For some reason, I only ever seem to watch the World Cup every eight years. I doubt I could have told you before this year's started who had won in 2006 (Italy), while I watched almost all of the 2002 tournament. Of course, that year I was pretty much a captive audience, as I was in a hospital bed for the majority of the tournament. Initially, I was hospitalized for surgery during the Stanley Cup playoffs, but ended up staying there through all but the final World Cup game. Four to five weeks of being in a hospital bed has you searching pretty desperately for distraction, and so that year the World Cup was a welcome diversion.
The years when I lived in Toronto, Ontario, up until 1990, you couldn't help noticing when the World Cup was being played. As one of the most ethnically diverse cities in the world, there's a fair chance that every country participating in the tournament will be represented by a segment of its population. It was especially difficult to ignore when Italy, Portugal, Brazil or Greece were involved, as they each have both large communities and specific neighbourhoods where their populations are concentrated most heavily. In years when Portugal got eliminated, the locals naturally switched to supporting Portuguese speaking Brazil. The chance of a Portugal-Brazil final this year will make for some interesting times down in "Little Portugal" if it becomes a reality.
This year, I have a feeling that World Cup fever in Toronto has been somewhat restrained up to now, with the downtown core being turned into a police state for the G20/G8 get-together. There's something about running battles between protesters and police, burning cars, barricades, and the constant din of helicopters patrolling the skies that tends to cut down on the festive mood.
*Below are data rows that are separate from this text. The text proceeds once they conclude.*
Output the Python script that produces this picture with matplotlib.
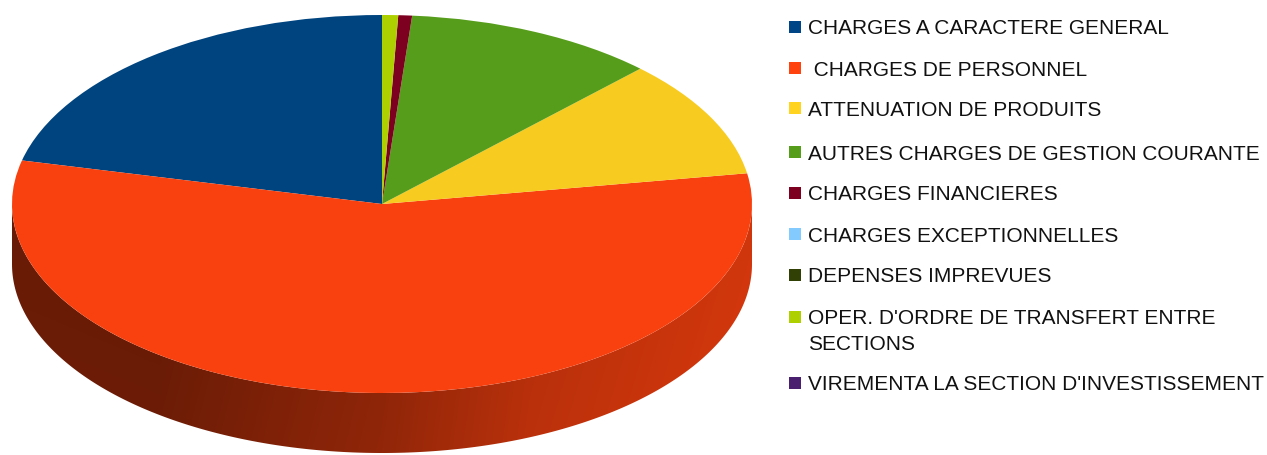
import numpy as np
import matplotlib
matplotlib.use("Agg")
import matplotlib.pyplot as plt
from matplotlib.patches import Rectangle, Polygon
from matplotlib.colors import to_rgb

categories = [
    "CHARGES A CARACTERE GENERAL",
    " CHARGES DE PERSONNEL",
    "ATTENUATION DE PRODUITS",
    "AUTRES CHARGES DE GESTION COURANTE",
    "CHARGES FINANCIERES",
    "CHARGES EXCEPTIONNELLES",
    "DEPENSES IMPREVUES",
    "OPER. D'ORDRE DE TRANSFERT ENTRE\nSECTIONS",
    "VIREMENTA LA SECTION D'INVESTISSEMENT",
]
values = [21.3, 56.3, 10.1, 11.0, 0.6, 0.0, 0.0, 0.7, 0.0]
legend_colors = ["#004586", "#ff420e", "#ffd320", "#579d1c", "#7e0021",
                 "#83caff", "#314004", "#aecf00", "#4b1f6f"]
top_colors = ["#00447f", "#f8410f", "#f8cb20", "#579d1c", "#7e0021",
              "#83caff", "#314004", "#aecf00", "#4b1f6f"]

W, H = 1267, 455
fig = plt.figure(figsize=(W / 100, H / 100), dpi=100)

# pie geometry (pixels)
px_left, px_right = 12, 752
px_top, px_topbottom, px_bottom = 15, 393, 453
ry_px = (px_topbottom - px_top) / 2
depth = (px_bottom - px_topbottom) / ry_px

ax = fig.add_axes([px_left / W, (H - px_bottom) / H,
                   (px_right - px_left) / W, (px_bottom - px_top) / H])

wedges, _ = ax.pie(values, colors=top_colors, startangle=90, counterclock=True,
                   radius=1, center=(0, 0), normalize=True,
                   wedgeprops=dict(linewidth=0, antialiased=True))
for w in wedges:
    w.set_zorder(5)

# side walls: one polygon per slice (front part), filled with a shading gradient
total = float(sum(values))
cum = np.concatenate([[0], np.cumsum(values)]) / total
shade_x = [-1.0, -0.6, 0.0, 0.4, 1.0]
shade_f = [0.43, 0.42, 0.56, 0.73, 0.85]
gx = np.linspace(-1, 1, 600)
gy = np.linspace(-1 - depth, 0, 60)
GX, GY = np.meshgrid(gx, gy)
F = np.interp(GX, shade_x, shade_f) + 0.03 * (-(GY + 0.5))
for i, v in enumerate(values):
    if v <= 0:
        continue
    t1 = 90 + 360 * cum[i]
    t2 = 90 + 360 * cum[i + 1]
    ts = np.linspace(t1, t2, max(int((t2 - t1) * 2), 2))
    ts = np.deg2rad(ts)
    # clip to front half (sin < 0), handling wrap
    front = np.sin(ts) < 0
    if not front.any():
        continue
    tf = ts[front]
    top_pts = np.column_stack([np.cos(tf), np.sin(tf)])
    bot_pts = np.column_stack([np.cos(tf[::-1]), np.sin(tf[::-1]) - depth])
    poly = Polygon(np.vstack([top_pts, bot_pts]), closed=True,
                   facecolor="none", edgecolor="none", zorder=2)
    ax.add_patch(poly)
    base = np.array(to_rgb(top_colors[i]))
    img = np.clip(F[..., None] * base[None, None, :], 0, 1)
    im = ax.imshow(img, extent=(-1, 1, -1 - depth, 0), origin="lower",
                   aspect="auto", interpolation="bilinear", zorder=2)
    im.set_clip_path(poly)

ax.set_aspect("auto")
ax.set_xlim(-1, 1)
ax.set_ylim(-1 - depth, 1)
ax.axis("off")

# legend (manual)
font = "Liberation Sans"
fs = 15.0
row_y = [27, 68, 108, 152, 193, 234, 275, 317, 383]
sq = 12
for lab, col, y in zip(categories, legend_colors, row_y):
    fig.patches.append(Rectangle((789 / W, (H - y - sq / 2) / H), sq / W, sq / H,
                                 transform=fig.transFigure, facecolor=col,
                                 edgecolor="none"))
    lines = lab.split("\n")
    for k, ln in enumerate(lines):
        fig.text(808 / W, (H - (y + 25 * k)) / H, ln, fontsize=fs, family=font,
                 color="#111111", va="center_baseline", ha="left")

fig.savefig("out.png", dpi=100, facecolor="white")
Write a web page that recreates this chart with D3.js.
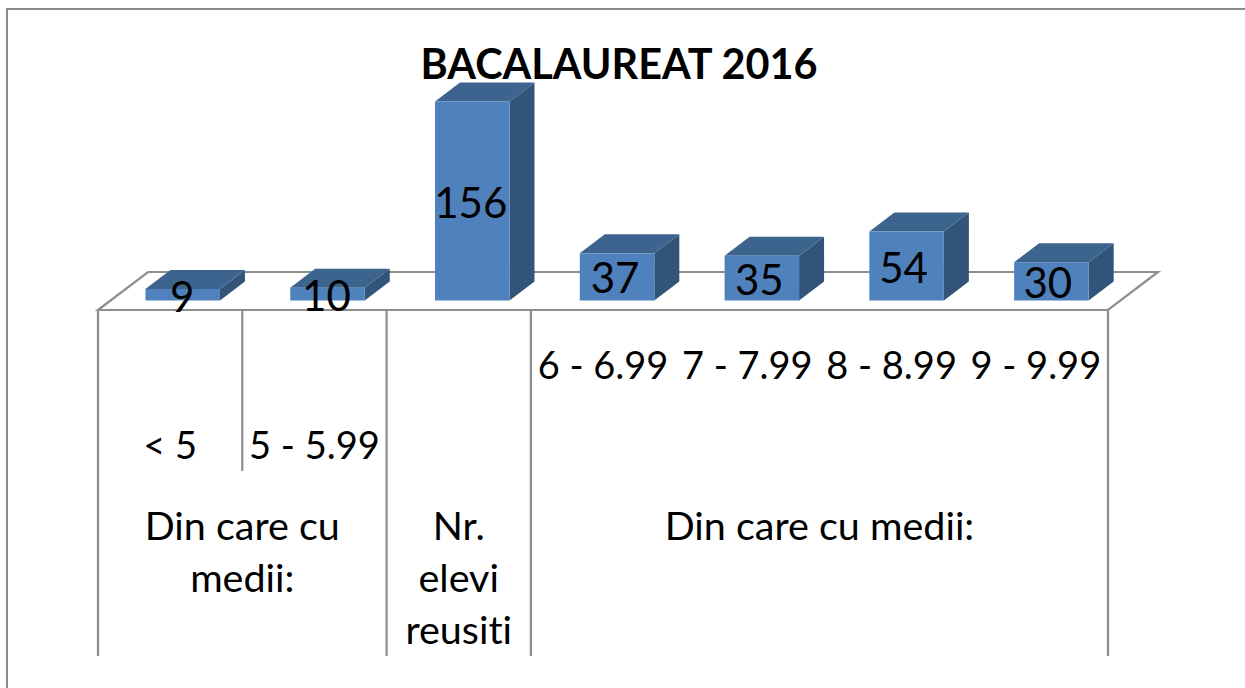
<!DOCTYPE html>
<html>
<head>
<meta charset="utf-8">
<script src="https://cdn.jsdelivr.net/npm/d3@7/dist/d3.min.js"></script>
<style>
    html, body { margin: 0; padding: 0; background: #fff; }
    svg { display: block; }
    text { font-family: Lato, "Open Sans", sans-serif; fill: #000; font-variant-ligatures: none; }
</style>
</head>
<body>
<div id="chart"></div>
<script>
// Values
const categories = ["< 5", "5 - 5.99", "Nr. elevi reusiti", "6 - 6.99", "7 - 7.99", "8 - 8.99", "9 - 9.99"];
const values = [9, 10, 156, 37, 35, 54, 30];

// Second level of the category axis: [first category, last category, label lines]
const groupLabels = [
    { from: 0, to: 1, lines: ["Din care cu", "medii:"] },
    { from: 2, to: 2, lines: ["Nr.", "elevi", "reusiti"] },
    { from: 3, to: 6, lines: ["Din care cu medii:"] }
];
const chartTitle = "BACALAUREAT 2016";

const width = 1245;
const height = 688;

const svg = d3.select("#chart")
    .append("svg")
    .attr("width", width)
    .attr("height", height)
    .attr("viewBox", [0, 0, width, height]);

// Outer frame of the chart
svg.append("path")
    .attr("d", `M7,688V9H1245`)
    .attr("fill", "none")
    .attr("stroke", "#8c8c8c")
    .attr("stroke-width", 2);

const x = d3.scaleBand().domain(d3.range(categories.length)).range([98, 1108]);
// Bars sit on the 3D floor, so their spacing is a little wider than the axis
const xBar = d3.scaleBand().domain(d3.range(categories.length)).range([110.3, 1123.8]);
const y = d3.scaleLinear().domain([0, 156]).range([300.5, 101.5]);

// Perspective offset of the 3D view
const depthX = 25;
const depthY = -19;
const barWidth = 74.5;
const labelShift = 12;
const floorY = 310;
const floorBackY = floorY + 2 * depthY;
const floorBackX = 50;

const axisColor = "#8e8e8e";

// Floor of the 3D plot
svg.append("path")
    .attr("d", `M${x.range()[0]},${floorY}L${x.range()[0] + floorBackX},${floorBackY}H${x.range()[1] + floorBackX}L${x.range()[1]},${floorY}Z`)
    .attr("fill", "#fff")
    .attr("stroke", axisColor)
    .attr("stroke-width", 2.2);

// Category dividers, lower ends depend on the level they close
const dividers = [
    { at: 0, end: 656 },
    { at: 1, end: 471 },
    { at: 2, end: 656 },
    { at: 3, end: 656 },
    { at: 7, end: 656 }
];
svg.append("g")
    .selectAll("line")
    .data(dividers)
    .join("line")
    .attr("x1", d => x.range()[0] + d.at * x.step())
    .attr("x2", d => x.range()[0] + d.at * x.step())
    .attr("y1", floorY)
    .attr("y2", d => d.end)
    .attr("stroke", axisColor)
    .attr("stroke-width", 2.2);

// Bars: side, top and front faces
const bars = svg.append("g")
    .selectAll("g")
    .data(values)
    .join("g")
    .attr("transform", (d, i) => `translate(${xBar(i) + xBar.bandwidth() / 2 - barWidth / 2},0)`);

bars.append("path")
    .attr("fill", "#335479")
    .attr("d", d => `M${barWidth},${y(d)}l${depthX},${depthY}V${y(0) + depthY}L${barWidth},${y(0)}Z`);

bars.append("path")
    .attr("fill", "#3d638f")
    .attr("d", d => `M0,${y(d)}l${depthX},${depthY}h${barWidth}l${-depthX},${-depthY}Z`);

bars.append("rect")
    .attr("fill", "#4f81bd")
    .attr("y", d => y(d))
    .attr("width", barWidth)
    .attr("height", d => y(0) - y(d));

// Data labels
const labelBaseline = [312, 311, 218, 293, 295, 283, 298];
svg.append("g")
    .selectAll("text")
    .data(values)
    .join("text")
    .attr("x", (d, i) => x(i) + x.bandwidth() / 2 + labelShift)
    .attr("y", (d, i) => labelBaseline[i])
    .attr("text-anchor", "middle")
    .attr("font-size", 42)
    .text(d => d);

// Category labels, first level
const categoryY = [459, 459, null, 378.5, 378.5, 378.5, 378.5];
svg.append("g")
    .selectAll("text")
    .data(categories.map((c, i) => ({ c, i })).filter(d => categoryY[d.i] !== null))
    .join("text")
    .attr("x", d => x(d.i) + x.bandwidth() / 2)
    .attr("y", d => categoryY[d.i])
    .attr("text-anchor", "middle")
    .attr("font-size", 38)
    .text(d => d.c);

// Category labels, second level
const groups = svg.append("g")
    .selectAll("text")
    .data(groupLabels)
    .join("text")
    .attr("text-anchor", "middle")
    .attr("font-size", 39.5)
    .attr("transform", d => `translate(${(x(d.from) + x(d.to) + x.bandwidth()) / 2},539.5)`);

groups.selectAll("tspan")
    .data(d => d.lines)
    .join("tspan")
    .attr("x", 0)
    .attr("y", (d, i) => i * 52.2)
    .text(d => d);

// Title
svg.append("text")
    .attr("x", 619)
    .attr("y", 78.5)
    .attr("text-anchor", "middle")
    .attr("font-size", 41.4)
    .attr("font-weight", 700)
    .text(chartTitle);
</script>
</body>
</html>
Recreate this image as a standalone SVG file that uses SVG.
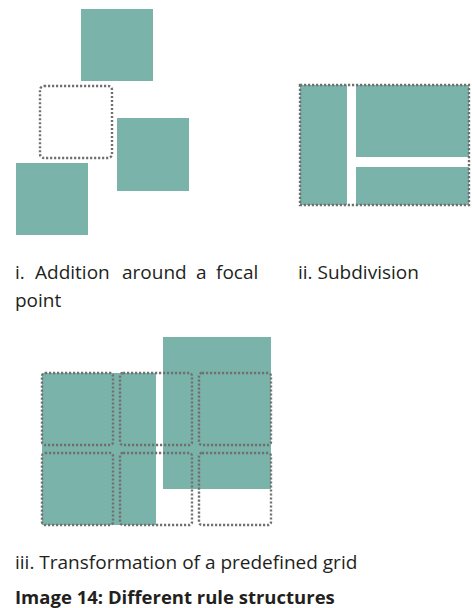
<svg xmlns="http://www.w3.org/2000/svg" width="472" height="608" viewBox="0 0 472 608">
<style>
.t{fill:#7ab3a9}
.d{fill:none;stroke:#707070;stroke-width:2.4;stroke-dasharray:2.2 1.8}
.tx{font-family:"Open Sans","Noto Sans",sans-serif;font-size:19px;fill:#231f20}
.b{font-weight:bold;font-size:18.5px}
</style>
<rect width="472" height="608" fill="#fff"/>
<g id="diagram-i">
<rect class="t" x="81" y="9" width="72" height="72"/>
<rect class="t" x="117" y="118" width="72" height="73"/>
<rect class="t" x="16" y="163" width="72" height="72"/>
<rect class="d" x="40" y="86" width="72" height="72" rx="4"/>
</g>
<g id="diagram-ii">
<rect class="t" x="300" y="85" width="47" height="120"/>
<rect class="t" x="356" y="85" width="113" height="72"/>
<rect class="t" x="356" y="167" width="113" height="38"/>
<rect class="d" x="300" y="85" width="169" height="120"/>
</g>
<g id="diagram-iii">
<rect class="t" x="163" y="337" width="108" height="152"/>
<rect class="t" x="42" y="373" width="114" height="152"/>
<rect class="d" x="42" y="373" width="71" height="72" rx="3"/>
<rect class="d" x="120" y="373" width="72" height="72" rx="3"/>
<rect class="d" x="199" y="373" width="72" height="72" rx="3"/>
<rect class="d" x="42" y="453" width="71" height="72" rx="3"/>
<rect class="d" x="120" y="453" width="72" height="72" rx="3"/>
<rect class="d" x="199" y="453" width="72" height="72" rx="3"/>
</g>
<g id="labels">
<text class="tx" y="279"><tspan x="15">i.</tspan> <tspan x="35">Addition</tspan> <tspan x="122">around</tspan> <tspan x="196">a</tspan> <tspan x="216">focal</tspan></text>
<text class="tx" x="15" y="307">point</text>
<text class="tx" x="298" y="279">ii. Subdivision</text>
<text class="tx" x="15" y="569">iii. Transformation of a predefined grid</text>
<text class="tx b" x="15" y="604">Image 14: Different rule structures</text>
</g>
</svg>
The attraction for me this year has been the locale; for the first time ever the tournament is being held in Africa - specifically South Africa. That was enough to have me start tuning in for the group stages, via the live stream offered by the Canadian Broadcast Corporation (CBC). Usually these early rounds are fairly boring as the teams are all trying to find their feet so to speak, and while there have been some startling results in opening games in the past, by the time the group stage ends, the old order usually reasserts itself with the same old names leading the way into the round of sixteen. While there was still some truly remarkably boring football played, - the BBC commentators the CBC uses were constantly bemoaning a lack of goals in the early games - by the time the dust had settled, while some familiar names remained, it was obvious the old order was changing.